Este mes de junio se cumplirán cien años de la
muerte de Franz Kafka, uno de los autores esenciales del pasado siglo. Vivió
apenas cuarenta años y su obra no es muy extensa, pero su impacto en la
literatura posterior y en el imaginario colectivo es formidable. Sus fábulas,
de una sencillez y una hondura atroces, aciertan a desvelar —con el acento
propio de los antiguos profetas— los aspectos más inquietantes de nuestra época
y los males que la acechan. Empeñada en imitar su arte, la realidad cotidiana
que vivimos es cada vez más kafkiana, con su mezcla de absurdo, despersonalización y claustrofobia.
Unos de sus escritos más analizados —no se
trata de una novela, sino de un texto confesional y autobiográfico— se conoce
como la «Carta al padre» y está dirigida a su progenitor, Hermann Kafka, que no llegó a leerla, según cuenta su amigo y albacea Max Brod, el mismo que se negó a cumplir el deseo póstumo de Kafka de que toda su obra inédita fuera destruida. La carta comienza así:
«Querido padre: Hace tiempo me preguntaste por
qué te tengo tanto miedo.

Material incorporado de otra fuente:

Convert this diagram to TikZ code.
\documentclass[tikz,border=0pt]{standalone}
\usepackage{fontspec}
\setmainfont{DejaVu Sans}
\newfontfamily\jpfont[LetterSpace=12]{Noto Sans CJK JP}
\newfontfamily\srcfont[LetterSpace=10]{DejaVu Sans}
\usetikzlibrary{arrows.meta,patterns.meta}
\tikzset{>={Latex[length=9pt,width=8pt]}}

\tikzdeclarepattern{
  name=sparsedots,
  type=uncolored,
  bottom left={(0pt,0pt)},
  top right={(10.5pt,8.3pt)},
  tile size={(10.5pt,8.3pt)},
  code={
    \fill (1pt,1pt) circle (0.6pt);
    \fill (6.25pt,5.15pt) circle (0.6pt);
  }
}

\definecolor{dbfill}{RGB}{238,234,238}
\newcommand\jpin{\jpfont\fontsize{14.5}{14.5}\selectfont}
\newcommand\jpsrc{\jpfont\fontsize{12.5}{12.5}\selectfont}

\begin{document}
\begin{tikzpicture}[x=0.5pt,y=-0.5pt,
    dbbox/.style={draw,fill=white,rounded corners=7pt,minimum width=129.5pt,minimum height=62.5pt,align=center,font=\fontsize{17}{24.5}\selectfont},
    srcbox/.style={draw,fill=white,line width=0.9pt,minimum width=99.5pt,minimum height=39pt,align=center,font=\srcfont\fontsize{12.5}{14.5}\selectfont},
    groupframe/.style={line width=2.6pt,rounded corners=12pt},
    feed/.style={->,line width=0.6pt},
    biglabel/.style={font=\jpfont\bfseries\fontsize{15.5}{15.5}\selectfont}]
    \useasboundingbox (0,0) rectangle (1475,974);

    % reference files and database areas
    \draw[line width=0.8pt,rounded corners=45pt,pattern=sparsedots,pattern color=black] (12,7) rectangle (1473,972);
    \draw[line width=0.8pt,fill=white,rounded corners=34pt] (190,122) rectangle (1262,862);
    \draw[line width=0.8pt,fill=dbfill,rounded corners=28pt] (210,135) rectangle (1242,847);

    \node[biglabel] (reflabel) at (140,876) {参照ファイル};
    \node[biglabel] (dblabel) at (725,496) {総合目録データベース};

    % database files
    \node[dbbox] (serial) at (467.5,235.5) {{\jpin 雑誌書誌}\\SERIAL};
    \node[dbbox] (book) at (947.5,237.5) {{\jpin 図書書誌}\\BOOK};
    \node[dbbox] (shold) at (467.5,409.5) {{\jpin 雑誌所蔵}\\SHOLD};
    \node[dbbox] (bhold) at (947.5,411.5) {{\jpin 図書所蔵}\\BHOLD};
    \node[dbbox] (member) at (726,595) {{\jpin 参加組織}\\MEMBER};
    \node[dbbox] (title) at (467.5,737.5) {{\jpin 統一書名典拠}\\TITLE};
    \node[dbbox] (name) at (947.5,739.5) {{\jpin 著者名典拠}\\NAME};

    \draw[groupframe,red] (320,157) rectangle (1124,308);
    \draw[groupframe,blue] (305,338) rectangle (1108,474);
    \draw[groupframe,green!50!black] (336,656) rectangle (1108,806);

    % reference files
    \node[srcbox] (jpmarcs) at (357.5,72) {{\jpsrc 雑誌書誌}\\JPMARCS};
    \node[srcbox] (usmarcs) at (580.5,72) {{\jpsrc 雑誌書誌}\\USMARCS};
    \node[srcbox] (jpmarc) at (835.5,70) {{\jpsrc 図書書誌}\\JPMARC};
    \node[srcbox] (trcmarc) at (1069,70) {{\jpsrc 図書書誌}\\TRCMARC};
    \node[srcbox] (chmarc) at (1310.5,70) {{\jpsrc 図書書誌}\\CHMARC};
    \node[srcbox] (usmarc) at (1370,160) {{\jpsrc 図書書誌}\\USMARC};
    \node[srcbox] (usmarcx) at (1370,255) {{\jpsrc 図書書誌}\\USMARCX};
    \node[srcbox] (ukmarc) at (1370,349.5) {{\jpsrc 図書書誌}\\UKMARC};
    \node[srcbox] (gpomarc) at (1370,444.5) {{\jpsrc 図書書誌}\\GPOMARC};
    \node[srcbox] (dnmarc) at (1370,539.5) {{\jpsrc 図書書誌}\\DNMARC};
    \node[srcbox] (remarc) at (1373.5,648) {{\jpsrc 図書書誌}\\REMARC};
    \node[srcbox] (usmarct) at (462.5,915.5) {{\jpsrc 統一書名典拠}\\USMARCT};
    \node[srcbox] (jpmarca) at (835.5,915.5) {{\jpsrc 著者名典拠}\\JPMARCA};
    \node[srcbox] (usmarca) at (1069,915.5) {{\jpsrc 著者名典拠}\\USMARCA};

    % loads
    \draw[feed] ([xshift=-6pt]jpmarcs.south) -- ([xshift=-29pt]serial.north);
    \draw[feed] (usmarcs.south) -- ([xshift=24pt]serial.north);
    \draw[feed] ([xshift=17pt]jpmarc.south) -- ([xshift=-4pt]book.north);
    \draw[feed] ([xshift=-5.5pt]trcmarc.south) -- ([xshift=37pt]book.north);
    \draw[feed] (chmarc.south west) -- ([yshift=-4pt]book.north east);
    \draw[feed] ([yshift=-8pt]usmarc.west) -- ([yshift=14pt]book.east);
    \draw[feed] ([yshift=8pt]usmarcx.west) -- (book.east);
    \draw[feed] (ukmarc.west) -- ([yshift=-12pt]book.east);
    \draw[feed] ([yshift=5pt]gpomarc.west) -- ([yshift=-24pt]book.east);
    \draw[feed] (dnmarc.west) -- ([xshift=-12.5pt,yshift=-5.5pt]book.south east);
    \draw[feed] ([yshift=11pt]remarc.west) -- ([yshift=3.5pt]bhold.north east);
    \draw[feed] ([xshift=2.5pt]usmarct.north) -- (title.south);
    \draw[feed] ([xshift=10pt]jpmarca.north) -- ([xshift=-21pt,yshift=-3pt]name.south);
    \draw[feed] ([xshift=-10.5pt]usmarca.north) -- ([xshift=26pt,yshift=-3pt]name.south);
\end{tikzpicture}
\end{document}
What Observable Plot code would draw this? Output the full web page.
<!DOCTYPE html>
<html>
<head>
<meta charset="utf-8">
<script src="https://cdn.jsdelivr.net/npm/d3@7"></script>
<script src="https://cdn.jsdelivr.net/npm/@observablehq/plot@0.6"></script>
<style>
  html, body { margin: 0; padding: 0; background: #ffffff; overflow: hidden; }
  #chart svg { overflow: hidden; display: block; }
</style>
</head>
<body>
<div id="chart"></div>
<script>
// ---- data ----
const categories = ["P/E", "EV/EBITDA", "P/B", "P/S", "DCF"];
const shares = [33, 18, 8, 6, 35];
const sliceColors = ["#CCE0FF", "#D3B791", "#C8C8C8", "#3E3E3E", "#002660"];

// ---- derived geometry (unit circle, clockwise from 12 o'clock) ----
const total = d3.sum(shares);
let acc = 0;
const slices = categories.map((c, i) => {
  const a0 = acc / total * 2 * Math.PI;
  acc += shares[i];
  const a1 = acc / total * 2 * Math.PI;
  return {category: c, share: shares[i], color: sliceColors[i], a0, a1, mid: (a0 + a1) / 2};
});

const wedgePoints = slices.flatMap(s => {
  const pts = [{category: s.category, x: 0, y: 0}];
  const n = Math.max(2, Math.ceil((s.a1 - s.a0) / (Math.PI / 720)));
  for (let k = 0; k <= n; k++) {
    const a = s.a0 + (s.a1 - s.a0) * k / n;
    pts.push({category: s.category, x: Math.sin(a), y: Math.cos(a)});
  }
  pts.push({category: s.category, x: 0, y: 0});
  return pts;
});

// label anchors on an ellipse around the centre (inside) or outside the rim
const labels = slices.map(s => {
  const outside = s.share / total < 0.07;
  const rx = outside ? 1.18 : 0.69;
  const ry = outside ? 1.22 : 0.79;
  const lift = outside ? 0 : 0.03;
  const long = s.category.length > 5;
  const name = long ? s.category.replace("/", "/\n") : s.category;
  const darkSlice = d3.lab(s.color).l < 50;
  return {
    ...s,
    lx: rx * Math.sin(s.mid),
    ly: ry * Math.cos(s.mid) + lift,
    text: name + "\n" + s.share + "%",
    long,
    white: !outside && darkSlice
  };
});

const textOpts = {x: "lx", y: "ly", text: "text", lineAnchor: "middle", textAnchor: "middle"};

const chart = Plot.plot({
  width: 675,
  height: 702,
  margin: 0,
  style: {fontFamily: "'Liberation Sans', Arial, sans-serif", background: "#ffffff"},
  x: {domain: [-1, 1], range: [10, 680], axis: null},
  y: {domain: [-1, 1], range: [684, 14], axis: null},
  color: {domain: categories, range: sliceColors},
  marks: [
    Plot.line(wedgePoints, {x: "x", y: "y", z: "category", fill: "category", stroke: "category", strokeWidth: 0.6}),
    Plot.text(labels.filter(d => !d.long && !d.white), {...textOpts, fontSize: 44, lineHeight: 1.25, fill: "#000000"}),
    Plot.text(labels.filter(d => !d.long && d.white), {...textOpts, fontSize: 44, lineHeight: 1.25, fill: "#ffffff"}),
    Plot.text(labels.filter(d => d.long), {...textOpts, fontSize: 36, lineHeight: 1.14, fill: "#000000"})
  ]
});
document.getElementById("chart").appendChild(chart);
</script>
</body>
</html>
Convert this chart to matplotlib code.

Como siempre, no supe qué responder, en parte por ese
miedo que me provocas, y en parte porque procede de muchos motivos, muchos más
de los que podría contarte cuando hablo.»
Cuando visité la tumba de Kafka en el sector
judío del Cementerio Nuevo de Praga, al comprobar que compartía la sepultura familiar con su padre, imaginé un breve diálogo entre ambos:
HERMANN.— Me dice tu madre que me escribiste
una carta muy larga que no me has entregado. Léemela ahora.
FRANZ.—Mejor lo dejamos. Vamos a tener que compartir habitáculo durante toda la eternidad.